* _EXERCISE DESCRIPTION_
Locate each line below that includes "this" and reproduce it.

* _GIVEN RECORDS_
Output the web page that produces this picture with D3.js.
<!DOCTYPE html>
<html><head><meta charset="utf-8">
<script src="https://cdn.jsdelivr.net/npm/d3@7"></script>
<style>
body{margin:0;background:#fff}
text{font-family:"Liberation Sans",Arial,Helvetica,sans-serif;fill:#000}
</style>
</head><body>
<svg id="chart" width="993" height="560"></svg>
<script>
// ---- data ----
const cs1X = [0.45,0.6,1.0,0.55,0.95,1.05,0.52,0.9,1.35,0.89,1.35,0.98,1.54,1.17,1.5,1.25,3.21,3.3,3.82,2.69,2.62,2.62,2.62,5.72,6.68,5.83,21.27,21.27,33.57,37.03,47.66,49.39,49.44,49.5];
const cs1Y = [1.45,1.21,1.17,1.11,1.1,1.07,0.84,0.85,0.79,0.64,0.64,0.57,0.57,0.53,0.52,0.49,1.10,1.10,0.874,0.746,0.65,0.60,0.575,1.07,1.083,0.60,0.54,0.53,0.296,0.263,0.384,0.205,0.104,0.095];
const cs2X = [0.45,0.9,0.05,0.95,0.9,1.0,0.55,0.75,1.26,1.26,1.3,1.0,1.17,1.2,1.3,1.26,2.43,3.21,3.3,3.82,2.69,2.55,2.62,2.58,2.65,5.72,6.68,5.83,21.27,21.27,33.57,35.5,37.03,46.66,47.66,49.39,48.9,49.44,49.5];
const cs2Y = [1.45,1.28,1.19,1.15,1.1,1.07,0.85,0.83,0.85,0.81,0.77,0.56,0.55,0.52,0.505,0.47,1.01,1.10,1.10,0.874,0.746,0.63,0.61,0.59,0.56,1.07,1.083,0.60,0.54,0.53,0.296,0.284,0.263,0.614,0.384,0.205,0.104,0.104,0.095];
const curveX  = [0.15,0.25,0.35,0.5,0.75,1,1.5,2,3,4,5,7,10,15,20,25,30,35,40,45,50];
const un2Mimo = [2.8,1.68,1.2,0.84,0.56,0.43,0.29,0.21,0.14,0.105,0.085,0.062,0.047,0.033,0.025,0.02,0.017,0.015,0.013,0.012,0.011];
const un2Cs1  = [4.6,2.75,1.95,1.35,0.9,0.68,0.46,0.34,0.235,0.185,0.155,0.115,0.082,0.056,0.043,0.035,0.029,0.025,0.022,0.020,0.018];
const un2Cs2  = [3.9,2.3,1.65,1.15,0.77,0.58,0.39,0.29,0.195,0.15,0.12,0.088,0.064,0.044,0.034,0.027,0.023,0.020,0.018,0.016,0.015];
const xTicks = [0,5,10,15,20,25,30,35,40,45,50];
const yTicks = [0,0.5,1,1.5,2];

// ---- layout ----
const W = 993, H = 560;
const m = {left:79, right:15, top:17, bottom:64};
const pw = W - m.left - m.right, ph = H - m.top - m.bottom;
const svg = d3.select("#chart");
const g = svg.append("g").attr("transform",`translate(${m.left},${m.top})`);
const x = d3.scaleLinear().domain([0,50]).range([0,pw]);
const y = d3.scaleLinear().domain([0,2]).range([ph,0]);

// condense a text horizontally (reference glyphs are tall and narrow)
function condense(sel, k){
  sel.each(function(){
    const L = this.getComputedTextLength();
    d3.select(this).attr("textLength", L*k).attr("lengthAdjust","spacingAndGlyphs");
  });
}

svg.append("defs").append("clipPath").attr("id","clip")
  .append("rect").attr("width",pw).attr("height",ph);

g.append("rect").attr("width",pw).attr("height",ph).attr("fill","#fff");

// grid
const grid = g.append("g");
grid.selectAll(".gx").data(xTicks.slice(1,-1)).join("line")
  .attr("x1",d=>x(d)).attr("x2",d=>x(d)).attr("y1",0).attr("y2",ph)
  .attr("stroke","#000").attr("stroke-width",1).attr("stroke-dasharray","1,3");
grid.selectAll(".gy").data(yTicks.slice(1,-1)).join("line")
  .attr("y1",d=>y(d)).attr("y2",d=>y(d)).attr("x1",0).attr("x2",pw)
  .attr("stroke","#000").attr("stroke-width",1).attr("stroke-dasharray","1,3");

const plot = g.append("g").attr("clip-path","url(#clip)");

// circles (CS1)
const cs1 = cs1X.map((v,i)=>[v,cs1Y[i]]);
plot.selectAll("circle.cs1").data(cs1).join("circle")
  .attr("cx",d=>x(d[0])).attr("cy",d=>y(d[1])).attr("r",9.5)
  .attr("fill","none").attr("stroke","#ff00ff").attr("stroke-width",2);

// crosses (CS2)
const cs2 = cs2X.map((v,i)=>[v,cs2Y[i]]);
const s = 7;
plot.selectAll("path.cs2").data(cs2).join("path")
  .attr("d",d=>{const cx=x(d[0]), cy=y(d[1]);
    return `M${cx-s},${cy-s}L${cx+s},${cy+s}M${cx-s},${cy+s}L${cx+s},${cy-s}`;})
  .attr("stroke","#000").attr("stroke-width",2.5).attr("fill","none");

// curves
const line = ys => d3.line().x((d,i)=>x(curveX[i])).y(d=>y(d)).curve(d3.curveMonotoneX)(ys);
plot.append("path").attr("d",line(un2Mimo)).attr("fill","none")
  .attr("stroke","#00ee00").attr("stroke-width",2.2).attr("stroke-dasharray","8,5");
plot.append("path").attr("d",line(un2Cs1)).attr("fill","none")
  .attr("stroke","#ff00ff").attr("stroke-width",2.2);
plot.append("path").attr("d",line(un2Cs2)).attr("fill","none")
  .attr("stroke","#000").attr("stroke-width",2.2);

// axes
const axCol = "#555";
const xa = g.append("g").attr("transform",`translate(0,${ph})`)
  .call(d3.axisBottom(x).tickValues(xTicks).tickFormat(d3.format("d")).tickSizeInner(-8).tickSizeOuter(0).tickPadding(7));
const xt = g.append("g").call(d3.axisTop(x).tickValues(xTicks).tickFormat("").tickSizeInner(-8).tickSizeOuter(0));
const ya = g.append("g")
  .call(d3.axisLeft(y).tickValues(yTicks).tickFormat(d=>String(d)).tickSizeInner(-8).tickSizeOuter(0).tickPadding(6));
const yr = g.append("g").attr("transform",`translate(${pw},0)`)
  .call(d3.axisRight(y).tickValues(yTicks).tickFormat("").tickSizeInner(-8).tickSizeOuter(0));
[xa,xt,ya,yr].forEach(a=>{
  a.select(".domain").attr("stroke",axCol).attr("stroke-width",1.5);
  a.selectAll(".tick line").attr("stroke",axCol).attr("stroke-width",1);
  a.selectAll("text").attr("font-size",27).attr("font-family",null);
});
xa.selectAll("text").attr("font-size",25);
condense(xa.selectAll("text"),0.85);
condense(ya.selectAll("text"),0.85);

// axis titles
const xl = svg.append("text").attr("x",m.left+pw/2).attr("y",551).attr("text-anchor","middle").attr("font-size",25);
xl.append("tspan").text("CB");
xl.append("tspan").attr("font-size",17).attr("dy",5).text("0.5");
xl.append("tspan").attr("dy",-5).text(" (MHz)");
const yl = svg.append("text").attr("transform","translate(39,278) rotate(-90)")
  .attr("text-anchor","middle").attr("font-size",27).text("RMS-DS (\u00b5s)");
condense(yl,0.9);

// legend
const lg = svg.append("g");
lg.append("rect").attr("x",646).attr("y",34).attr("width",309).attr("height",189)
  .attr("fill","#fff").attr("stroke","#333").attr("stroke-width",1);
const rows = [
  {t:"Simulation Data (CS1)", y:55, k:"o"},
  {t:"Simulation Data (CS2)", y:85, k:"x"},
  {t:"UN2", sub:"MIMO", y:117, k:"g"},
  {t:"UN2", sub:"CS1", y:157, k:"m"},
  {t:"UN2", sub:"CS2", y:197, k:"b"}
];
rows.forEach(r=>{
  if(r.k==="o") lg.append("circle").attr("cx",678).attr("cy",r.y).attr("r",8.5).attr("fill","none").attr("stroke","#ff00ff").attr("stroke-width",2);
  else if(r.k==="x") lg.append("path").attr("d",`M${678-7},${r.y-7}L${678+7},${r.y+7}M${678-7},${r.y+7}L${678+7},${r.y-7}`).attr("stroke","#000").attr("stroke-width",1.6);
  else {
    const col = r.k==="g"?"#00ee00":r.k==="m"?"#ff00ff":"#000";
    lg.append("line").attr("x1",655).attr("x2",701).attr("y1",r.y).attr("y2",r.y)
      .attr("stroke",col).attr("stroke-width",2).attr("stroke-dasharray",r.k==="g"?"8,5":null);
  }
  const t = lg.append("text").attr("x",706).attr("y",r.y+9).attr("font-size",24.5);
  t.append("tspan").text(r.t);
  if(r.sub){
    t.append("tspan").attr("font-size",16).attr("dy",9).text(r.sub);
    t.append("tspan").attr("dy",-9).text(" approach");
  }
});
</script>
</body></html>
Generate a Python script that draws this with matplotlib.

* _EXERCISE RESPONSE_
Output the web page that produces this picture with D3.js.
    const L = this.getComputedTextLength();
    d3.select(this).attr("textLength", L*k).attr("lengthAdjust","spacingAndGlyphs");
Generate a Python script that draws this with matplotlib.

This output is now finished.